### [DATA PROVIDED]
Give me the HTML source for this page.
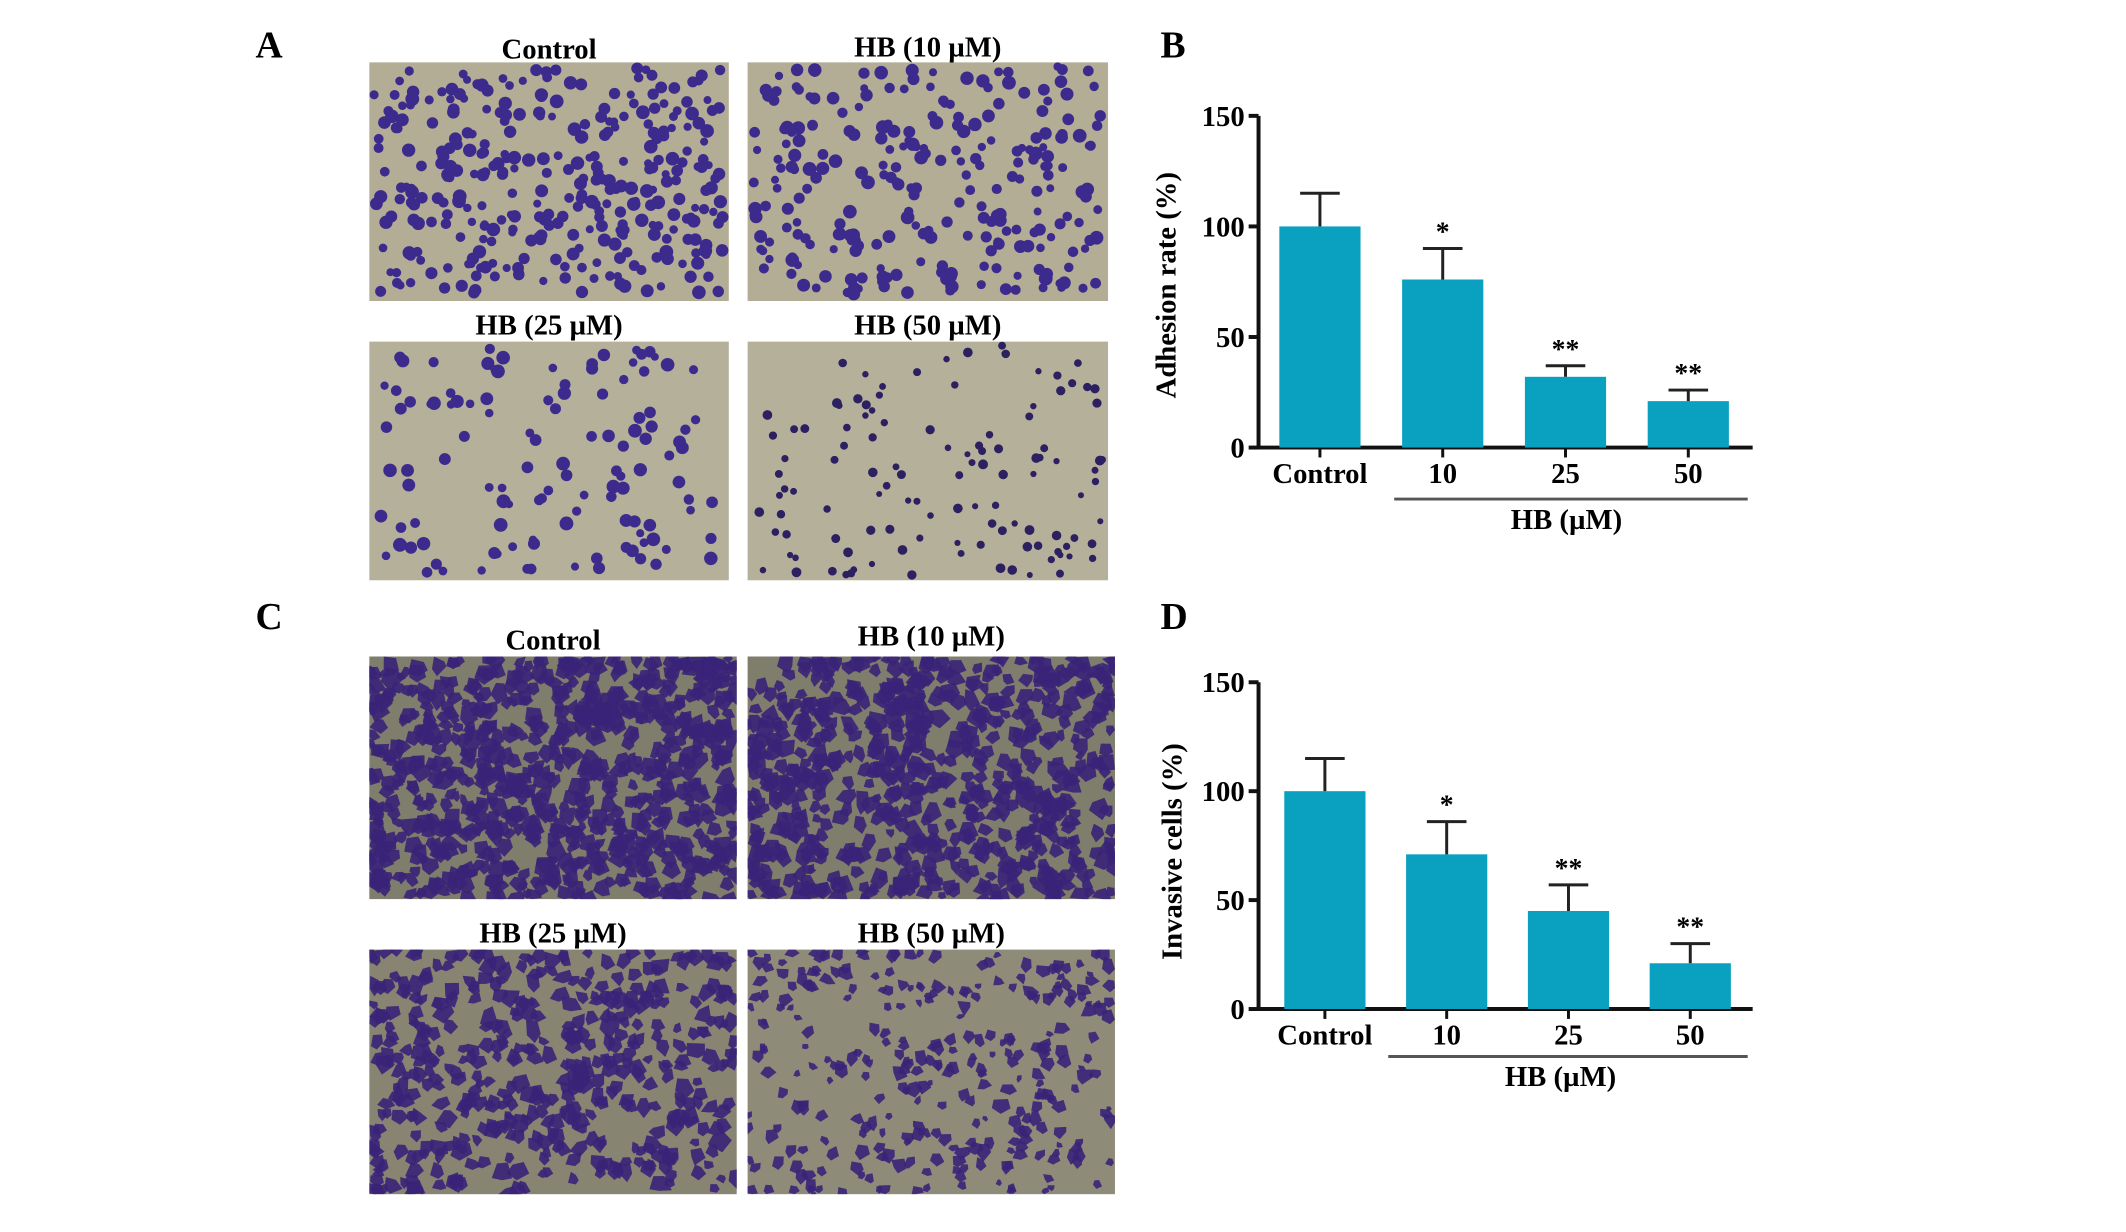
<!DOCTYPE html>
<html><head><meta charset="utf-8">
<style>
html,body{margin:0;padding:0;background:#fff;}
body{width:2126px;height:1232px;position:relative;overflow:hidden;font-family:"Liberation Serif",serif;font-weight:bold;}
svg{position:absolute;left:0;top:0;}
</style></head>
<body>
<svg id="fig" width="2126" height="1232" viewBox="0 0 2126 1232" xmlns="http://www.w3.org/2000/svg">
<g transform="scale(0.9902)">
<g font-family="Liberation Serif, serif" font-weight="bold" fill="#000">
<text x="258" y="58" font-size="38">A</text>
<text x="1172" y="58" font-size="38">B</text>
<text x="258" y="635" font-size="38">C</text>
<text x="1172" y="635" font-size="38">D</text>
</g>
<g id="micro"></g>
<g id="chartB"></g>
<g id="chartD"></g>
</g>
</svg>
<script>
// ---- chart data ----
const categories = ["Control","10","25","50"];
const adhesionValues = [100, 76, 32, 21];
const adhesionErrors = [15, 14, 5, 5];
const adhesionStars = ["", "*", "**", "**"];
const invasionValues = [100, 71, 45, 21];
const invasionErrors = [15, 15, 12, 9];
const invasionStars = ["", "*", "**", "**"];
const yTicks = [0, 50, 100, 150];

const NS = "http://www.w3.org/2000/svg";
function mk(tag, attrs, parent){const e=document.createElementNS(NS,tag);for(const k in attrs)e.setAttribute(k,attrs[k]);parent.appendChild(e);return e;}

// ---- micrographs (decorative, seeded) ----
let seed = 12345;
function rnd(){seed=(seed*1103515245+12345)%2147483648;return seed/2147483648;}
const micro = document.getElementById('micro');
function panel(x,y,w,h,title,ty,bg,cell,count,rmin,rmax,shape,name){
  const g = mk('g',{},micro);
  
  
  mk('rect',{x:x,y:y,width:w,height:h,fill:bg},g);
  const cg = mk('g',{},g);
  for(let i=0;i<count;i++){
    const cx=x+rnd()*w, cy=y+rnd()*h, r=rmin+rnd()*(rmax-rmin);
    if(shape==='circle'){
      if(cx-r<x||cx+r>x+w||cy-r<y||cy+r>y+h) continue;
      mk('circle',{cx:cx,cy:cy,r:r,fill:cell},cg);}
    else{
      const pts=[];for(let k=0;k<5;k++){const a=k*1.256+rnd()*0.6;const rr=r*(0.6+rnd()*0.6);pts.push((Math.min(x+w,Math.max(x,cx+rr*Math.cos(a)))).toFixed(1)+','+(Math.min(y+h,Math.max(y,cy+rr*Math.sin(a)))).toFixed(1));}
      mk('polygon',{points:pts.join(' '),fill:cell,'fill-opacity':0.9},cg);
    }
  }
  const t = mk('text',{x:x+w/2,y:ty,'text-anchor':'middle','font-size':29,'font-family':'Liberation Serif, serif','font-weight':'bold'},g);
  t.textContent = title;
  
  
}
panel(373,63,363,241,"Control",59,"#b2ad94","#3c2a8c",360,4,7,'circle','adhesion-control-image');
panel(755,63,364,241,"HB (10 µM)",57,"#b2ad94","#3c2a8c",280,4,7,'circle','adhesion-hb10-image');
panel(373,345,363,241,"HB (25 µM)",338,"#b4b09a","#3c2a8c",130,4,7,'circle','adhesion-hb25-image');
panel(755,345,364,241,"HB (50 µM)",338,"#b4b09a","#2c2060",120,3,5,'circle','adhesion-hb50-image');
panel(373,663,371,245,"Control",656,"#7f7d6c","#3a2378",760,6,12,'poly','invasion-control-image');
panel(755,663,371,245,"HB (10 µM)",652,"#7f7d6c","#3a2378",660,6,12,'poly','invasion-hb10-image');
panel(373,959,371,247,"HB (25 µM)",952,"#878572","#3a2378",460,6,11,'poly','invasion-hb25-image');
panel(755,959,371,247,"HB (50 µM)",952,"#8e8c78","#3a2378",300,4,9,'poly','invasion-hb50-image');

// ---- bar charts ----
function chart(gid,opt,values,errors,stars){
  const g=document.getElementById(gid);
  const y=v=>opt.y0-(v/150)*(opt.y0-opt.y150);
  const bx=i=>opt.firstBar+i*opt.step;
  const bw=82;
  const ya=mk('line',{x1:opt.ax,y1:opt.y150,x2:opt.ax,y2:opt.y0+2,stroke:'#111','stroke-width':4},g);
  
  
  const xa=mk('line',{x1:opt.ax-2,y1:opt.y0,x2:opt.xEnd,y2:opt.y0,stroke:'#111','stroke-width':4},g);
  
  
  yTicks.forEach(t=>{
    mk('line',{x1:opt.ax-10,y1:y(t),x2:opt.ax,y2:y(t),stroke:'#111','stroke-width':4},g);
    const tx=mk('text',{x:opt.ax-14,y:y(t)+10,'text-anchor':'end','font-size':29,'font-family':'Liberation Serif, serif','font-weight':'bold'},g);
    tx.textContent=t;
    
    
  });
  values.forEach((v,i)=>{
    const x=bx(i), cx=x+bw/2;
    const b=mk('rect',{x:x,y:y(v),width:bw,height:y(0)-y(v),fill:'#0aa0bf'},g);
    
    
    const top=y(v+errors[i]);
    const e1=mk('line',{x1:cx,y1:y(v),x2:cx,y2:top,stroke:'#222','stroke-width':3},g);
    
    
    mk('line',{x1:cx-20,y1:top,x2:cx+20,y2:top,stroke:'#222','stroke-width':3},g);
    mk('line',{x1:cx,y1:opt.y0,x2:cx,y2:opt.y0+10,stroke:'#111','stroke-width':3},g);
    if(stars[i]){
      const s=mk('text',{x:cx,y:top-8,'text-anchor':'middle','font-size':28,'font-family':'Liberation Serif, serif','font-weight':'bold'},g);
      s.textContent=stars[i];
      
      
    }
    const l=mk('text',{x:cx,y:opt.y0+36,'text-anchor':'middle','font-size':29,'font-family':'Liberation Serif, serif','font-weight':'bold'},g);
    l.textContent=categories[i];
    
    
  });
  const hl=mk('line',{x1:opt.lineX1,y1:opt.lineY,x2:opt.xEnd-5,y2:opt.lineY,stroke:'#555','stroke-width':3},g);
  
  
  const hb=mk('text',{x:opt.hbX,y:opt.lineY+30,'text-anchor':'middle','font-size':29,'font-family':'Liberation Serif, serif','font-weight':'bold'},g);
  hb.textContent='HB (µM)';
  
  
  const yt=mk('text',{x:0,y:0,transform:'translate('+opt.titleX+','+opt.titleY+') rotate(-90)','text-anchor':'middle','font-size':29,'font-family':'Liberation Serif, serif','font-weight':'bold'},g);
  yt.textContent=opt.title;
  
  
}
chart('chartB',{ax:1271,y0:452,y150:117,firstBar:1292,step:124,xEnd:1770,lineX1:1408,lineY:504,hbX:1582,titleX:1187,titleY:288,title:'Adhesion rate (%)'},adhesionValues,adhesionErrors,adhesionStars);
chart('chartD',{ax:1271,y0:1019,y150:689,firstBar:1297,step:123,xEnd:1770,lineX1:1402,lineY:1067,hbX:1576,titleX:1193,titleY:860,title:'Invasive cells (%)'},invasionValues,invasionErrors,invasionStars);
</script>
</body></html>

### [WHAT IS NEEDED]
Begin at the first line of the material and copy each line exactly through the one containing "e=document.createElementNS(NS,tag);for(const k in". Omit pictures.

### [EXERCISE RESULT]
Give me the HTML source for this page.
<!DOCTYPE html>
<html><head><meta charset="utf-8">
<style>
html,body{margin:0;padding:0;background:#fff;}
body{width:2126px;height:1232px;position:relative;overflow:hidden;font-family:"Liberation Serif",serif;font-weight:bold;}
svg{position:absolute;left:0;top:0;}
</style></head>
<body>
<svg id="fig" width="2126" height="1232" viewBox="0 0 2126 1232" xmlns="http://www.w3.org/2000/svg">
<g transform="scale(0.9902)">
<g font-family="Liberation Serif, serif" font-weight="bold" fill="#000">
<text x="258" y="58" font-size="38">A</text>
<text x="1172" y="58" font-size="38">B</text>
<text x="258" y="635" font-size="38">C</text>
<text x="1172" y="635" font-size="38">D</text>
</g>
<g id="micro"></g>
<g id="chartB"></g>
<g id="chartD"></g>
</g>
</svg>
<script>
// ---- chart data ----
const categories = ["Control","10","25","50"];
const adhesionValues = [100, 76, 32, 21];
const adhesionErrors = [15, 14, 5, 5];
const adhesionStars = ["", "*", "**", "**"];
const invasionValues = [100, 71, 45, 21];
const invasionErrors = [15, 15, 12, 9];
const invasionStars = ["", "*", "**", "**"];
const yTicks = [0, 50, 100, 150];

const NS = "http://www.w3.org/2000/svg";
function mk(tag, attrs, parent){const e=document.createElementNS(NS,tag);for(const k in attrs)e.setAttribute(k,attrs[k]);parent.appendChild(e);return e;}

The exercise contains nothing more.